Downloads are available from http://code.google.com/p/luke/ You can download the source or just the standalone binary .jar file. Right now we’re using the just-released Luke 4.0.0-ALPHA standalone binary. To run Luke, just fire up the jar file from the command line:

> java -jar lukeall-4.0.0-ALPHA.jar

Once launched, Luke opens with a dialog menu to open an index. We’re using an index called fed-papers.idx, which is an index over the Federalist Papers, a set of 85 op-ed pieces written by James Madison, Alexander Hamilton, and/or John Jay. This is taken from the example in our recently updated Lucene 3 tutorial. To build the index yourself, download the data and accompanying source code and follow the instructions in the tutorial. Each of the 85 papers is treated as a document. The text of the document has been indexed using Lucene’s StandardAnalyzer and is stored in a field named text.

The following is a screenshot of the Luke GUI upon first opening the index. We’ve circled the main controls on the top left corner of the GUI. Luke opens with the Overview tab pane.

All 85 documents have a similar structure. They start with an identifying number, e.g. FEDERALIST No. 1. The opening salutation is: To the People of the State of New York:. Looking at the top terms in the index, we see that there are 85 documents which contain the words {federalist, people, state, york} as well as common function words. The StandardAnalyzer has stop-listed other function words, including {to, of, the, no}. Otherwise, these too would be among the top terms with a document frequency of 85.

### Exploring Document Indexing

The Document tab pane lets you examine individual documents in the index. In the screenshot below we have selected the 47th document in the index, FEDERALIST No. 48. Circled in red are the series of controls used to get to this point. First we chose the Document tab pane, and then used the “Browse by document number” control to choose document 47. The bottom half of the window shows the document fields.

Clicking on the “Reconstruct & Edit” control opens a new pop-up window which allows us to inspect the document contents on a field-by-field basis. Below we show side-by-side screenshots of the text field. On the left we see the raw text as stored; on the right we see the result of tokenization and indexing via the Lucene StandardAnalyzer. Lucene’s StandardAnalyzer includes a StandardTokenizer, StandardFilter, Tokenization happens first. This removes punctuation and assigns each token a position. Then the tokens are lower-cased and stop-listed.

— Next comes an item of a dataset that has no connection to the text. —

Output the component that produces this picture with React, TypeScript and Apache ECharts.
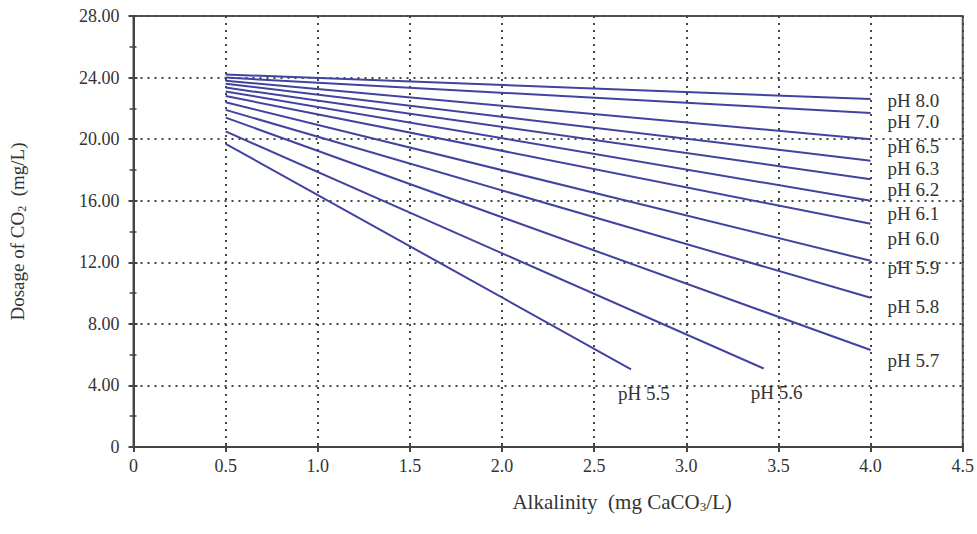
import React, { useEffect, useRef } from "react";
import * as echarts from "echarts";

const phLabels = ["pH 8.0", "pH 7.0", "pH 6.5", "pH 6.3", "pH 6.2", "pH 6.1", "pH 6.0", "pH 5.9", "pH 5.8", "pH 5.7", "pH 5.6", "pH 5.5"];
const startAlkalinity = [0.5, 0.5, 0.5, 0.5, 0.5, 0.5, 0.5, 0.5, 0.5, 0.5, 0.5, 0.5];
const startDosage = [24.2, 24.0, 23.8, 23.6, 23.35, 23.1, 22.8, 22.4, 21.9, 21.4, 20.5, 19.7];
const endAlkalinity = [4.0, 4.0, 4.0, 4.0, 4.0, 4.0, 4.0, 4.0, 4.0, 4.0, 3.42, 2.7];
const endDosage = [22.6, 21.7, 20.0, 18.6, 17.4, 16.0, 14.5, 12.1, 9.7, 6.3, 5.1, 5.05];

// label placement tweaks (style only)
const labelOffsets: [number, number][] = [
  [0, 1], [0, 9], [0, 7], [0, 8], [0, 10], [0, 13], [0, 15], [0, 7], [0, 9], [0, 10], [-30, 24], [-30, 24],
];

const FONT = "'Liberation Serif', 'Times New Roman', serif";
const TEXT = "#333";
const LINE = "#4242a0";

export default function App() {
  const ref = useRef<HTMLDivElement>(null);
  useEffect(() => {
    if (!ref.current) return;
    const chart = echarts.init(ref.current, undefined, { renderer: "svg" });
    const series = phLabels.map((name, i) => ({
      name,
      type: "line",
      xAxisIndex: 0,
      yAxisIndex: 0,
      data: [
        [startAlkalinity[i], startDosage[i]],
        [endAlkalinity[i], endDosage[i]],
      ],
      symbol: "none",
      lineStyle: { color: LINE, width: 2 },
      endLabel: {
        show: true,
        formatter: "{a}",
        distance: 17,
        offset: labelOffsets[i],
        color: TEXT,
        fontFamily: FONT,
        fontSize: 19,
      },
      silent: true,
    }));
    chart.setOption({
      animation: false,
      backgroundColor: "#fff",
      grid: {
        left: 133,
        right: 12,
        top: 16,
        bottom: 87,
        show: true,
        borderColor: "#555",
        borderWidth: 2,
      },
      xAxis: [
        {
          type: "value",
          min: 0,
          max: 4.5,
          interval: 0.5,
          name: "Alkalinity  (mg CaCO{sub|3}/L)",
          nameLocation: "middle",
          nameGap: 44,
          nameTextStyle: {
            color: TEXT,
            fontFamily: FONT,
            fontSize: 21,
            padding: [0, 0, 0, 148],
            rich: { sub: { fontSize: 13, fontFamily: FONT, color: TEXT, padding: [9, 0, 0, 0] } },
          },
          axisLine: { show: true, lineStyle: { color: "#444", width: 2 } },
          axisTick: { show: true, length: 5, lineStyle: { color: "#444", width: 2 } },
          axisLabel: {
            color: TEXT,
            fontFamily: FONT,
            fontSize: 18,
            margin: 10,
            formatter: (v: number) => (v === 0 ? "0" : v.toFixed(1)),
          },
          splitLine: { show: true, lineStyle: { color: "#444", width: 2, type: [2, 5] } },
        },
        {
          type: "value",
          position: "bottom",
          min: 0,
          max: 4.5,
          interval: 0.5,
          axisLine: { show: false },
          axisTick: { show: true, inside: true, length: 4, lineStyle: { color: "#444", width: 2 } },
          axisLabel: { show: false },
          splitLine: { show: false },
        },
      ],
      yAxis: [
        {
          type: "value",
          min: 0,
          max: 28,
          interval: 4,
          name: "Dosage of CO{sub|2}  (mg/L)",
          nameLocation: "middle",
          nameGap: 106,
          nameRotate: 90,
          nameTextStyle: {
            color: TEXT,
            fontFamily: FONT,
            fontSize: 19,
            rich: { sub: { fontSize: 12, fontFamily: FONT, color: TEXT, padding: [8, 0, 0, 0] } },
          },
          axisLine: { show: true, lineStyle: { color: "#444", width: 2 } },
          axisTick: { show: true, length: 5, lineStyle: { color: "#444", width: 2 } },
          minorTick: { show: true, splitNumber: 2, length: 4, lineStyle: { color: "#444", width: 1.5 } },
          axisLabel: {
            color: TEXT,
            fontFamily: FONT,
            fontSize: 18,
            margin: 14,
            formatter: (v: number) => (v === 0 ? "0" : v.toFixed(2)),
          },
          splitLine: { show: true, lineStyle: { color: "#444", width: 2, type: [2, 5] } },
        },
        {
          type: "value",
          position: "left",
          min: 0,
          max: 28,
          interval: 4,
          axisLine: { show: false },
          axisTick: { show: true, inside: true, length: 4, lineStyle: { color: "#444", width: 2 } },
          minorTick: { show: true, splitNumber: 2, length: 3, lineStyle: { color: "#444", width: 1.5 } },
          axisLabel: { show: false },
          splitLine: { show: false },
        },
      ],
      series,
    });
    return () => chart.dispose();
  }, []);
  return (
    <div
      ref={ref}
      style={{ position: "fixed", left: 0, top: 0, width: 977, height: 534 }}
    />
  );
}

LowerCaseFilter and StopFilter.

We have circled the text of the opening salutation: To the People of the State of New York:. It consists of 9 words followed by 1 punctuation symbol. The tokenizer strips out the final colon. The stop-list filter removes the tokens at positions {1, 2, 4, 5, 7}. The text of tokens which have been indexed are displayed as is. Tokens which were stop-listed are missing from the index, so Luke displays the string null followed by the number of consecutive stop-listed tokens.

### Exploring Search

The Search tab pane packs a lot of controls. The annotated screenshot below shows the results of running a search over the index.

In the top right quadrant is an embedded tab pane (tabs circled in red). On the Analysis tab, we have selected the StandardAnalyzer from a pull-down list of Analyzers and selected the default search field from a pull-down list of all fields in the index. Given this, Luke constructs the QueryParser used to parse queries entered into the text box in the upper left quadrant. We entered the words: “Powers of the Judiciary” into this text box, circled in red. Directly below is it the parsed query, also circled in red. Clicking on the “Search” control runs this search over the index. The bottom pane displays the ranked results.

Luke passes the input string from the search text box to the QueryParser which parses it using the specified analyzer and creates a set of search terms, one term per token, over the specified default field. In this example, the StandardAnalyzer tokenizes, lowercases, and stop-lists these words, resulting in two search terms text:powers and text:judiciary. The result of this search pulls back all documents which contain the words powers and/or judiciary.

To drill down on Lucene search, we use the Explain Structure control, circled in red on the following screenshot.

When clicked, this pops up another pane which shows all details of the query constructed from the search expression. The structure of the query used in this example is:

lucene.BooleanQuery
clauses=2, maxClauses=1024
Clause 0: SHOULD
lucene.TermQuery
Term: field='text' text='powers'
Clause 1: SHOULD
lucene.TermQuery
Term: field='text' text='judiciary'

The search expression can be any legal search string according to the Lucene Query Parser Syntax. To search for the phrase powers of the judiciary we need to enclose it in double quotes. But this new search produces no results, which is clearly wrong, since this phrase occurs in the title of FEDERALIST No. 80 (see search results above).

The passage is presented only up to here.